Thanks for posting this, Justin. What a terrible story. Now that Roxana Saberi is free, I see some media sources asking about those who, like Ms. Harotonian and Hossein Derakhshan, are still imprisoned.
This NPR story evaluates the rationale behind the arrests. While many analysts assumed that Ms. Saberi was arrested as some kind of bargaining chip or pawn in a political game, the parallel arrest of Silva Harotonian and others with lower profiles suggests that these arrests constitute "business as usual" in Iran. (Not that I would ever accuse Americans of thinking that the world revolves around them.)
Sadly, it's hard for me to see the State department going to bat for another Iranian prisoner who lacks the good fortune of American citizenship, especially as she'll be upstaged by the journalists in North Korea. But perhaps the media coverage will help. I wish that it could do something for other prisoners whose names we don't even know.
Here's a link to an item I posted a few hours ago at TPM: http://tpmcafe.talkingpointsmemo.com/talk/blogs/acanuck/
Follow the link back to the New York Times story, and judge for yourself whether Saberi was, indeed, a spy. It's obvious to me, but maybe that's because I assume any denial of anything that comes out of the State Department is bullshit -- and also because most of my synapses still seem to be functioning.
Is Harotonian some kind of U.S. agent?

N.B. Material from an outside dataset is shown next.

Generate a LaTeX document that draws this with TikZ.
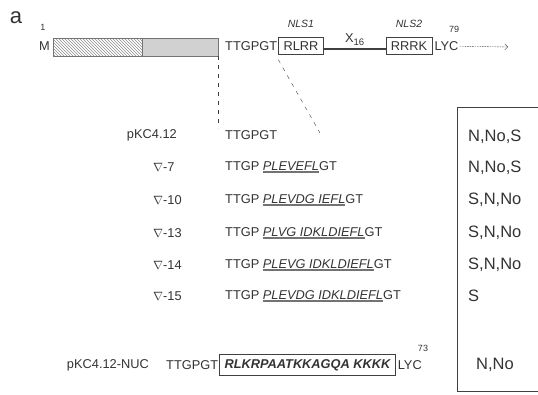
\documentclass[tikz,border=0pt]{standalone}
\usepackage{fontspec}
\setmainfont{Liberation Sans}
\usetikzlibrary{positioning,patterns,arrows.meta}
\newcommand{\delseq}[1]{\setbox0\hbox{\itshape #1}\rlap{\color{black!55}\rule[-2.6pt]{\wd0}{1.3pt}}\box0}
\tikzset{
  seq/.style={font=\fontsize{12.8}{14}\selectfont, inner sep=1pt},
  tag/.style={font=\fontsize{10.5}{12}\selectfont\itshape, inner sep=1pt},
  num/.style={font=\fontsize{9}{10}\selectfont, inner sep=1pt},
  nlsbox/.style={seq, draw, inner xsep=5pt, minimum height=17pt},
  loc/.style={font=\fontsize{16.5}{18}\selectfont, inner sep=1pt, anchor=west},
  guide/.style={dash pattern=on 4pt off 5pt},
}

\begin{document}
\begin{tikzpicture}[x=1pt,y=-1pt, text=black!80, draw=black!75]
  \useasboundingbox (0,0) rectangle (538,394);
  % panel label
  \node[font=\fontsize{22}{24}\selectfont] (panel) at (16,18) {a};
  % protein bar
  \node[num] (first) at (43,27) {1};
  \node[seq, anchor=east] (met) at (51,46) {M};
  \draw[draw=black!55, pattern=north west lines, pattern color=black!45] (53,38) rectangle (142,56);
  \draw[draw=black!55, fill=black!18] (142,38) rectangle (218,56);
  \coordinate (barend) at (218,56);
  \node[seq, anchor=west] (hinge) at (224,46) {TTGPGT};
  \node[nlsbox, right=0pt of hinge] (nls1) {RLRR};
  \node[tag, above=8pt of nls1] (nls1lbl) {NLS1};
  \node[nlsbox] (nls2) at (409,46) {RRRK};
  \node[tag, above=8pt of nls2] (nls2lbl) {NLS2};
  \draw[very thick] ([yshift=-3pt]nls1.east) -- node[seq, above=2pt] {X\raisebox{-3pt}{\fontsize{9.5}{10}\selectfont 16}} ([yshift=-3pt]nls2.west);
  \node[seq, right=1pt of nls2] (tail) {LYC};
  \node[num] (last) at (454,29) {79};
  \coordinate (cont) at (508,47);
  \draw[dash pattern=on 1.5pt off 1pt, -{Straight Barb[length=3pt,width=6pt]}] (tail) -- (cont);
  % zoom guides
  \coordinate (gapend) at (218,128);
  \coordinate (diagend) at (320,133);
  \draw[guide] (barend) -- (gapend);
  \draw[guide] ([yshift=-5pt]nls1.south west) -- (diagend);
  % deletion series
  \node[seq, anchor=east] (wt) at (178,135) {pKC4.12};
  \node[seq, anchor=west] (wtseq) at (224,135) {TTGPGT};
  \foreach \y/\n/\del in {167/7/PLEVEFL, 200/10/PLEVDG IEFL, 233/13/PLVG IDKLDIEFL,
                          265/14/PLEVG IDKLDIEFL, 296/15/PLEVDG IDKLDIEFL} {
    \node[seq, anchor=west] (d\n) at (152,\y) {$\nabla$-\n};
    \node[seq, anchor=west] (s\n) at (224,\y) {TTGP \delseq{\del}GT};
  }
  % NLS swap
  \node[seq, anchor=east] (nuc) at (150,365) {pKC4.12-NUC};
  \node[seq, anchor=west] (nucseq) at (165,365) {TTGPGT};
  \node[nlsbox, right=0pt of nucseq, font=\fontsize{12.8}{14}\selectfont\bfseries\itshape,
        minimum height=21pt] (nucbox) {RLKRPAATKKAGQA KKKK};
  \node[seq, right=1pt of nucbox] (nuctail) {LYC};
  \node[num] (nuclast) at (423,348) {73};
  % localisation
  \draw (538,107) -- (457,107) -- (457,391) -- (538,391);
  \node[loc] (l0) at (467,137) {N,No,S};
  \node[loc] (l7) at (467,168) {N,No,S};
  \node[loc] (l10) at (467,200) {S,N,No};
  \node[loc] (l13) at (467,233) {S,N,No};
  \node[loc] (l14) at (467,265) {S,N,No};
  \node[loc] (l15) at (467,296) {S};
  \node[loc] (lnuc) at (475,365) {N,No};
\end{tikzpicture}
\end{document}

I don't know zip about her case, but neither do Justin or Genghis. And I am by nature way more skeptical. IREX, the K Street-based institution she worked for, appears to get most of its funding from the U.S. State Department and USAID, both of which seek to further U.S. foreign policy. Policy that hasn't been too friendly to Iran recently. Here's one State Department branch that IREX openly claims as one of its donors: http://www.state.gov/s/inr/
I really dislike Mahmoud Ahmadinejad, and we should all hope (and pray, if that works for you) that a moderate candidate defeats him in the presidential election that will be held next month. I also hope Obama's outreach to Iran succeeds, and it plays into a broader move toward Mideast peace. And, of course, that the Likudite crazies don't drag the rest of us into their Armageddon wet dream of a biblical clash of civilizations.
The little bit we can all do is to not buy into the constant anti-Iranian PR-fest. Yes, they have extremists and hard-liners, just as the United States does. The key is for the sane people to outflank the crazies by questioning and rejecting the marketing of war as inevitable.
That link you posted to the State department is totally on the up-and-up, as evidenced by the clear phrase "DIPLOMACY IN ACTION" at the top of the page. Nothing to see here!
Duly noted.
You're welcome. The NPR article is interesting. It's sad really that even someone who is backed by the state dept. is left behind like this. I do find it interesting how everyone can seem to hate media, claim it as liberal (which I'm still clueless what that really means) then all of a sudden care about journalists. I just love the faux humanitarian positions the media outlets take then turn around and support things like torture in fucked off places like Gitmo and black prisons in Jordan. What do they call it, enhanced interrogation techniques? A rose by any other name would smell as sweet. Journalists have a dangerous job, so yeah. Its also a cool job.